Re: Unihan data for U+2B5B8 error

From: John H. Jenkins <>
Date: Wed, 19 Oct 2011 11:41:00 -0600

Andrew West 於 2011年10月19日 上午4:14 寫道:

> On 19 October 2011 10:43, shi zhao <> wrote:
>> The page said kTraditionalVariant of U+2B5B8 is U+9858 願.
> which is correct.
>> ) said U+2B5B8 𫖸 is kSimplifiedVariant of U+9858 願, U+613F 愿 is
>> kSemanticVariant, but 愿 is simplified of 願, not U+2B5B8 𫖸.
> which I agree is not correct. It's not always clear how asymmetrical
> cases like this should be handled. For U+9918 餘, which is analagous,
> with a common simplified form U+4F59 余 and an alternate simplified
> form U+9980 馀, the Unihan database lists them both as simplified
> variants of U+9918:
> U+9918 kSimplifiedVariant U+4F59 U+9980
> On this precedent, I would expect:
> U+9858 kSimplifiedVariant U+613F U+2B5B8

Actually, it's a bit more complicated than that. Note that the kSemanticVariant field for U+613F is actually "U+9858<kFenn", which means that Fenn's _Five Thousand Dictionary_ lists the two as semantic variants. (That should actually be "U+9858<kFenn:T", since Fenn indicates they are complete synonyms.) Fenn is a TC-only dictionary. Note, too, that U+613F has both kCihaiT and kGSR fields, also indicating that it is used in TC.

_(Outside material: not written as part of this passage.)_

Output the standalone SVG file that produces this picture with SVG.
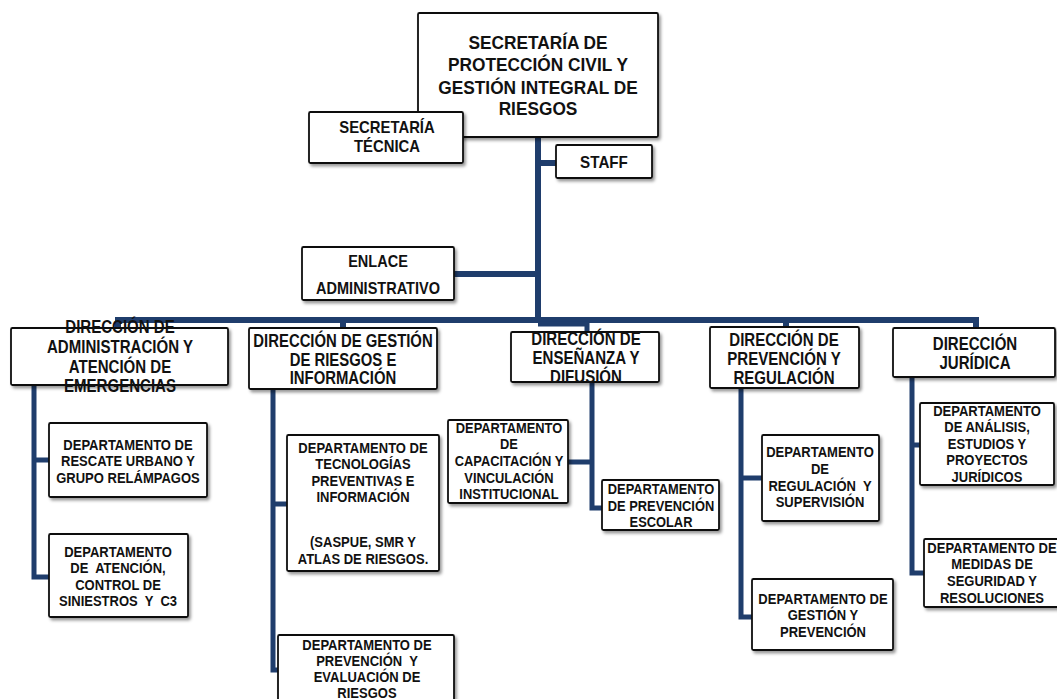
<svg xmlns="http://www.w3.org/2000/svg" width="1057" height="699" viewBox="0 0 1057 699">
<defs>
<filter id="sh" x="-10%" y="-10%" width="130%" height="140%">
<feDropShadow dx="2" dy="2.5" stdDeviation="1.6" flood-color="#000" flood-opacity="0.4"/>
</filter>
<style>
.box{fill:#fff;stroke:#111;stroke-width:1.8;filter:url(#sh)}
text{font-family:"Liberation Sans",Arial,sans-serif;font-weight:bold;fill:#111;text-anchor:middle;white-space:pre}
.t{font-size:19px}
.s{font-size:16.5px}
.d{font-size:17.5px}
.p{font-size:15.5px}
.ln{fill:none;stroke:#1f3d6c;stroke-width:6;stroke-linejoin:miter}
.lc{fill:none;stroke:#1f3d6c;stroke-width:5}
</style>
</defs>
<rect width="1057" height="699" fill="#fff"/>

<g id="connectors">
<path class="ln" d="M538 137 V323"/>
<path class="ln" d="M538 163 H556"/>
<path class="ln" d="M454 274 H538"/>
<path class="ln" d="M118 330 V320 H976 V330"/>
<path class="ln" d="M343 320 V330"/>
<path class="ln" d="M786 320 V329"/>
<path class="lc" d="M538 324 H587 V334"/>
<path class="lc" d="M34 385 V577 H50 M34 460 H50"/>
<path class="lc" d="M273 389 V670 H279 M273 504 H288"/>
<path class="lc" d="M592 382 V508 H603 M568 462 H592"/>
<path class="lc" d="M741 388 V617 H753 M741 478 H763"/>
<path class="lc" d="M912 377 V573 H925 M912 445 H921"/>
</g>

<g id="secretaria">
<rect class="box" x="418" y="13" width="240" height="124" rx="1.5"/>
<text class="t" transform="translate(538 0) scale(0.91 1)"><tspan x="0" y="49">SECRETARÍA DE</tspan><tspan x="0" y="71.5">PROTECCIÓN CIVIL Y</tspan><tspan x="0" y="94">GESTIÓN INTEGRAL DE</tspan><tspan x="0" y="115">RIESGOS</tspan></text>
</g>

<g id="secretaria-tecnica">
<rect class="box" x="309" y="112" width="154" height="51" rx="1.5"/>
<text class="s" transform="translate(387 0) scale(0.9 1)"><tspan x="0" y="133">SECRETARÍA</tspan><tspan x="0" y="152">TÉCNICA</tspan></text>
</g>

<g id="staff">
<rect class="box" x="556" y="145" width="96" height="33" rx="1.5"/>
<text class="s" transform="translate(604 0) scale(0.92 1)"><tspan x="0" y="168">STAFF</tspan></text>
</g>

<g id="enlace">
<rect class="box" x="302" y="247" width="152" height="53" rx="1.5"/>
<text class="s" transform="translate(378 0) scale(0.88 1)"><tspan x="0" y="267">ENLACE</tspan><tspan x="0" y="294">ADMINISTRATIVO</tspan></text>
</g>

<g id="dir-administracion">
<rect class="box" x="11" y="328" width="217" height="57" rx="1.5"/>
<text class="d" transform="translate(120 0) scale(0.86 1)"><tspan x="0" y="333">DIRECCIÓN DE</tspan><tspan x="0" y="353">ADMINISTRACIÓN Y</tspan><tspan x="0" y="373">ATENCIÓN DE</tspan><tspan x="0" y="392">EMERGENCIAS</tspan></text>
</g>

<g id="dir-gestion">
<rect class="box" x="249" y="328" width="188" height="61" rx="1.5"/>
<text class="d" transform="translate(343 0) scale(0.85 1)"><tspan x="0" y="347">DIRECCIÓN DE GESTIÓN</tspan><tspan x="0" y="366">DE RIESGOS E</tspan><tspan x="0" y="384.5">INFORMACIÓN</tspan></text>
</g>

<g id="dir-ensenanza">
<rect class="box" x="511" y="332" width="148" height="50" rx="1.5"/>
<text class="d" transform="translate(586 0) scale(0.86 1)"><tspan x="0" y="345">DIRECCIÓN DE</tspan><tspan x="0" y="364.5">ENSEÑANZA Y</tspan><tspan x="0" y="383.5">DIFUSIÓN</tspan></text>
</g>

<g id="dir-prevencion">
<rect class="box" x="710" y="327" width="149" height="61" rx="1.5"/>
<text class="d" transform="translate(784 0) scale(0.86 1)"><tspan x="0" y="346">DIRECCIÓN DE</tspan><tspan x="0" y="365">PREVENCIÓN Y</tspan><tspan x="0" y="384">REGULACIÓN</tspan></text>
</g>

<g id="dir-juridica">
<rect class="box" x="893" y="328" width="162" height="49" rx="1.5"/>
<text class="d" transform="translate(975 0) scale(0.86 1)"><tspan x="0" y="350">DIRECCIÓN</tspan><tspan x="0" y="369">JURÍDICA</tspan></text>
</g>

<g id="dep-rescate">
<rect class="box" x="49" y="423" width="158" height="74" rx="1.5"/>
<text class="p" transform="translate(128 0) scale(0.84 1)"><tspan x="0" y="450">DEPARTAMENTO DE</tspan><tspan x="0" y="466.5">RESCATE URBANO Y</tspan><tspan x="0" y="483">GRUPO RELÁMPAGOS</tspan></text>
</g>

<g id="dep-atencion">
<rect class="box" x="49" y="534" width="139" height="83" rx="1.5"/>
<text class="p" transform="translate(118 0) scale(0.84 1)"><tspan x="0" y="557">DEPARTAMENTO</tspan><tspan x="0" y="573.5">DE  ATENCIÓN,</tspan><tspan x="0" y="590">CONTROL DE</tspan><tspan x="0" y="606.5">SINIESTROS  Y  C3</tspan></text>
</g>

<g id="dep-tecnologias">
<rect class="box" x="287" y="435" width="152" height="136" rx="1.5"/>
<text class="p" transform="translate(363 0) scale(0.84 1)"><tspan x="0" y="453">DEPARTAMENTO DE</tspan><tspan x="0" y="469.5">TECNOLOGÍAS</tspan><tspan x="0" y="486">PREVENTIVAS E</tspan><tspan x="0" y="502.5">INFORMACIÓN</tspan><tspan x="0" y="547.5">(SASPUE, SMR Y</tspan><tspan x="0" y="564">ATLAS DE RIESGOS.</tspan></text>
</g>

<g id="dep-evaluacion">
<rect class="box" x="278" y="635" width="176" height="70" rx="1.5"/>
<text class="p" transform="translate(367 0) scale(0.84 1)"><tspan x="0" y="650">DEPARTAMENTO DE</tspan><tspan x="0" y="666">PREVENCIÓN  Y</tspan><tspan x="0" y="682">EVALUACIÓN DE</tspan><tspan x="0" y="698">RIESGOS</tspan></text>
</g>

<g id="dep-capacitacion">
<rect class="box" x="448" y="420" width="120" height="83" rx="1.5"/>
<text class="p" transform="translate(509 0) scale(0.83 1)"><tspan x="0" y="433">DEPARTAMENTO</tspan><tspan x="0" y="449">DE</tspan><tspan x="0" y="466">CAPACITACIÓN Y</tspan><tspan x="0" y="483">VINCULACIÓN</tspan><tspan x="0" y="499.5">INSTITUCIONAL</tspan></text>
</g>

<g id="dep-escolar">
<rect class="box" x="602" y="480" width="117" height="50" rx="1.5"/>
<text class="p" transform="translate(661 0) scale(0.83 1)"><tspan x="0" y="494">DEPARTAMENTO</tspan><tspan x="0" y="511">DE PREVENCIÓN</tspan><tspan x="0" y="527.5">ESCOLAR</tspan></text>
</g>

<g id="dep-regulacion">
<rect class="box" x="762" y="435" width="117" height="86" rx="1.5"/>
<text class="p" transform="translate(820 0) scale(0.84 1)"><tspan x="0" y="457">DEPARTAMENTO</tspan><tspan x="0" y="474">DE</tspan><tspan x="0" y="491">REGULACIÓN  Y</tspan><tspan x="0" y="507.5">SUPERVISIÓN</tspan></text>
</g>

<g id="dep-gestion-prevencion">
<rect class="box" x="752" y="579" width="141" height="71" rx="1.5"/>
<text class="p" transform="translate(823 0) scale(0.84 1)"><tspan x="0" y="604">DEPARTAMENTO DE</tspan><tspan x="0" y="620.5">GESTIÓN Y</tspan><tspan x="0" y="637">PREVENCIÓN</tspan></text>
</g>

<g id="dep-analisis">
<rect class="box" x="920" y="403" width="134" height="82" rx="1.5"/>
<text class="p" transform="translate(987 0) scale(0.84 1)"><tspan x="0" y="416">DEPARTAMENTO</tspan><tspan x="0" y="432.5">DE ANÁLISIS,</tspan><tspan x="0" y="449">ESTUDIOS Y</tspan><tspan x="0" y="465.5">PROYECTOS</tspan><tspan x="0" y="482">JURÍDICOS</tspan></text>
</g>

<g id="dep-medidas">
<rect class="box" x="924" y="539" width="138" height="68" rx="1.5"/>
<text class="p" transform="translate(992 0) scale(0.84 1)"><tspan x="0" y="553">DEPARTAMENTO DE</tspan><tspan x="0" y="569.5">MEDIDAS DE</tspan><tspan x="0" y="586.5">SEGURIDAD Y</tspan><tspan x="0" y="603">RESOLUCIONES</tspan></text>
</g>
</svg>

The HYDZD entry for U+613F first gives its old, TC definition (prudent, cautious—"愿,謹也" per the Shuowen), then it adds, "today used as the simplified form for 願").

So U+613F is a TC character in its own right meaning one thing, as well as the simplification/variant of another TC character meaning something else. What we should have, therefore, is:

U+613F kDefinition (variant/simplification of U+9858 願) desire, want, wish; (archaic) prudent, cautious
U+613F kSemanticVariant U+9858<kFenn:T
U+613F kSpecializedSemanticVariant U+9858<kHanYu:T
U+613F kTraditionalVariant U+613F U+9858
U+613F kSimplifiedVariant U+613F
U+9858 kSimplifiedVariant U+613F U+2B5B8
U+9858 kSemanticVariant U+9613F<kFenn:T

Andrew, does that look like it covers everything correctly?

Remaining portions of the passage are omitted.